- **Directions for this task**
Omit all images, then repeat exactly the lines below from the one containing "Generate a component" through the one containing "Chart.register(...registerables);", both ends included.

- **Extracted entries**
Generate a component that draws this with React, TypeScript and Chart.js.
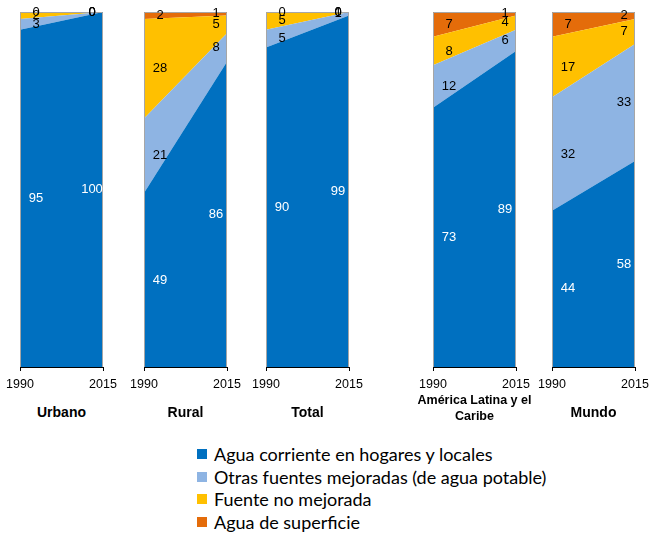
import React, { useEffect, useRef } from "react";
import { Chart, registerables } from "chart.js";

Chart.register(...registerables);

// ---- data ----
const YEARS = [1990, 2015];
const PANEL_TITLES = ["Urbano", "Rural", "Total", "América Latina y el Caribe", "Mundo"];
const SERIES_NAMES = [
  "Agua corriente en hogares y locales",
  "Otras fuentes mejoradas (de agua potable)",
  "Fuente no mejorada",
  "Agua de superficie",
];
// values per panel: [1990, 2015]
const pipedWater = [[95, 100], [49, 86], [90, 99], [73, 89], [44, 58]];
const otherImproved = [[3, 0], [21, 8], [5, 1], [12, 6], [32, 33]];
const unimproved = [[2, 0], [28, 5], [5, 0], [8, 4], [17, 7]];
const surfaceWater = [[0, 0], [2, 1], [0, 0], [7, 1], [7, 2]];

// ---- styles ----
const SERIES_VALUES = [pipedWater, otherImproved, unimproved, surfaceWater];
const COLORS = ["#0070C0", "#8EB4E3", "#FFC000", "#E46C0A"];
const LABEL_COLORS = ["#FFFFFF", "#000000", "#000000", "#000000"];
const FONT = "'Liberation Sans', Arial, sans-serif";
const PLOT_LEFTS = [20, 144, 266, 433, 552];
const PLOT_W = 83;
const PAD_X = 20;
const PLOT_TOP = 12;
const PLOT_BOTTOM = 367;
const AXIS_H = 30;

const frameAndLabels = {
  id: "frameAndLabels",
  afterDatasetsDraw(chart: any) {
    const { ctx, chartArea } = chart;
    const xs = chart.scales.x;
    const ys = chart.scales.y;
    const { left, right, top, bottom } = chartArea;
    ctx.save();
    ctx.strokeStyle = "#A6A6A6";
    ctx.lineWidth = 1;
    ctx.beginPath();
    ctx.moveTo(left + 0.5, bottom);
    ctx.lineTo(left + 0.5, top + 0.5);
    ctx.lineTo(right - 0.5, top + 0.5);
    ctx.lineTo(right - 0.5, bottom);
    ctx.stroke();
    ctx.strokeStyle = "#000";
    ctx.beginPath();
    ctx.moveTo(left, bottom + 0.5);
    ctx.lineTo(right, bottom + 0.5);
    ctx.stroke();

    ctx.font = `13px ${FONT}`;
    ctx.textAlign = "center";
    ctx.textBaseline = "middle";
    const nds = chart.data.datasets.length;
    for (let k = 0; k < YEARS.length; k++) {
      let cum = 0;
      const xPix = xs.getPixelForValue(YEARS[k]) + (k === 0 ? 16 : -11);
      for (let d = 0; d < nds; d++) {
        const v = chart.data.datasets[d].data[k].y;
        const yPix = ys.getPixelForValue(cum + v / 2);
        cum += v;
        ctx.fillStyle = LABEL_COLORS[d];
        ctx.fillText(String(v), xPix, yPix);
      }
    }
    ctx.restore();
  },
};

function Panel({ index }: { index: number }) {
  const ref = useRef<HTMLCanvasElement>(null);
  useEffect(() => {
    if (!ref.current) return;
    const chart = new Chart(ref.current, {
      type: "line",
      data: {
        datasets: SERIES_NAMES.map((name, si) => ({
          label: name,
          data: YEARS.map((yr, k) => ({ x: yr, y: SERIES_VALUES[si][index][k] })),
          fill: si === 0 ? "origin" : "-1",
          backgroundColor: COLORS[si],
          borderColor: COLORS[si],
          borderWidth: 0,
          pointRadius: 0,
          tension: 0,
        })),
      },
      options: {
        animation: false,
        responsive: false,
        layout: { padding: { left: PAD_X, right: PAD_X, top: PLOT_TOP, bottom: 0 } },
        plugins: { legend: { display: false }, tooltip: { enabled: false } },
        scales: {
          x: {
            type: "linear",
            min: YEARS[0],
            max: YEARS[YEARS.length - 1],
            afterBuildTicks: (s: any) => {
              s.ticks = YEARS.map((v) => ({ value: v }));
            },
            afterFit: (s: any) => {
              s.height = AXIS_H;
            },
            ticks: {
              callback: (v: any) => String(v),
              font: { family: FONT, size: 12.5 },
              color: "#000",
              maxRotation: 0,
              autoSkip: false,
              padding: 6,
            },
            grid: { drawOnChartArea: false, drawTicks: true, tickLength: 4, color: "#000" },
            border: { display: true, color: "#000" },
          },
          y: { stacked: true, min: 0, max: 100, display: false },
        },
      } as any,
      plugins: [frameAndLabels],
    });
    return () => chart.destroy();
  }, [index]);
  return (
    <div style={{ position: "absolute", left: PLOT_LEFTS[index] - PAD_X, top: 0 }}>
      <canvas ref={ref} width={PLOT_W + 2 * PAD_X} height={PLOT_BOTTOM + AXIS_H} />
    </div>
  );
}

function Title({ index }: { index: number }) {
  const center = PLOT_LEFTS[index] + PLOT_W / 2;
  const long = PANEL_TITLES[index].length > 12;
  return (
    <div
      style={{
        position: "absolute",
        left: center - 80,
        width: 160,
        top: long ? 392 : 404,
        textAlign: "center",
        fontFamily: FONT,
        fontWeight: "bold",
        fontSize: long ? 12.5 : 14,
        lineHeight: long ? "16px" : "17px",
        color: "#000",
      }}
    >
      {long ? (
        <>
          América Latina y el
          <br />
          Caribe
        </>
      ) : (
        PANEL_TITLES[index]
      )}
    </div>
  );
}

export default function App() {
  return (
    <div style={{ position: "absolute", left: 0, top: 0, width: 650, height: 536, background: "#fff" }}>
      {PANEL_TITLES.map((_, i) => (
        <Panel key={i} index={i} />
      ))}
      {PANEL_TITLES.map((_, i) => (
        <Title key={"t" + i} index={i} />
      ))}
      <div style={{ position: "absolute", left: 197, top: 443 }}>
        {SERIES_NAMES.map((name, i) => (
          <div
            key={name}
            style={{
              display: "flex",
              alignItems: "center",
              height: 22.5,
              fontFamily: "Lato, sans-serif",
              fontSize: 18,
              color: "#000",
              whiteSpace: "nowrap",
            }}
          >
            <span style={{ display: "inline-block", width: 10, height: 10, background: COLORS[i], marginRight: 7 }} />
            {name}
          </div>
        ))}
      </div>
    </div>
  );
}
==
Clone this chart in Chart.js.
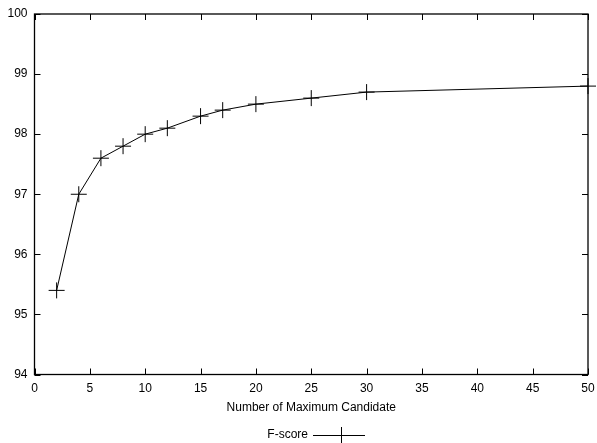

- **Output**
Generate a component that draws this with React, TypeScript and Chart.js.
import React, { useEffect, useRef } from "react";
import { Chart, registerables } from "chart.js";

Chart.register(...registerables);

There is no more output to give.